Crawlab AI: Building Intelligent Web Scrapers with Large Language Models (LLM)
"If I had asked people what they wanted, they would have said faster horses" -- Henry Ford
Preface
When I first entered the workforce, as a data analyst, I accidentally experienced the ability of web crawlers to automatically extract webpage data, and since then I've been fascinated by this magical technology. As I continued to delve into web scraping technology, I gradually understood the core technologies of web crawling, including web parsing - the process of analyzing webpage HTML structure to build data extraction rules based on XPath or CSS Selectors. This process has long required manual intervention. While relatively simple for scraping engineers, if large-scale extraction is needed, this process is very time-consuming, and as webpage structures change, it increases crawler maintenance costs. This article will introduce my LLM-based intelligent web scraping product: Crawlab AI. Although it's still in early development, it has already shown great potential and promises to make data acquisition easy for data practitioners.
Related Work
As the founder of the web scraping management platform Crawlab, I've always been passionate about making data acquisition simple and easy. Through constant communication with data practitioners, I realized the massive demand for intelligent scrapers (or universal scrapers) - extracting target data from any website without manually writing parsing rules. Of course, I'm not the only one researching and trying to solve this problem: In January 2020, Qingnan released the universal article parsing library GeneralNewsExtractor based on punctuation density, which can implement universal news crawlers with 4 lines of code; In July 2020, Cui Qingcai released GerapyAutoExtractor, implementing list page data extraction based on SVM algorithms; In April 2023, I developed Webspot through high-dimensional vector clustering algorithms, which can also automatically extract list pages.
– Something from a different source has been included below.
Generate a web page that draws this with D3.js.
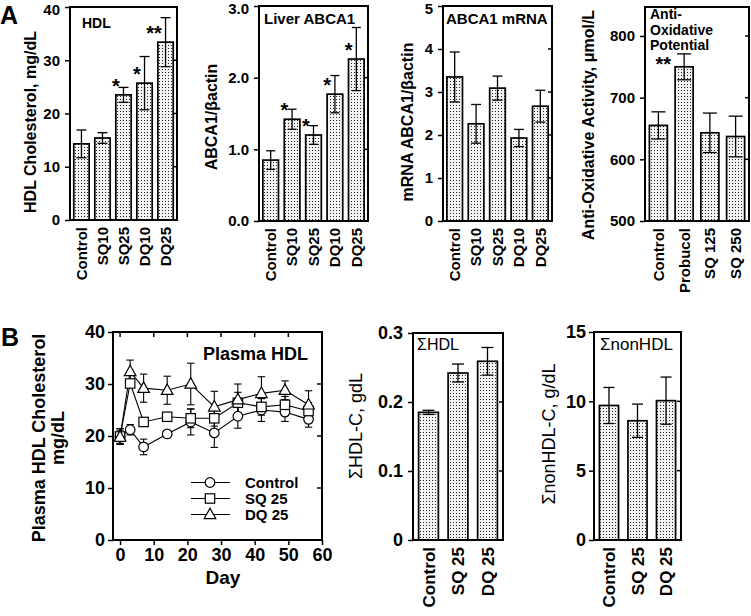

The main problem with these open-source software is that their recognition accuracy has some gaps compared to manually written crawler rules.
Additionally, commercial scraping software Diffbot and Octoparse have also implemented some universal data extraction functionality through proprietary machine learning algorithms. Unfortunately, their usage costs are relatively high. For example, Diffbot's lowest plan requires a monthly subscription fee of $299.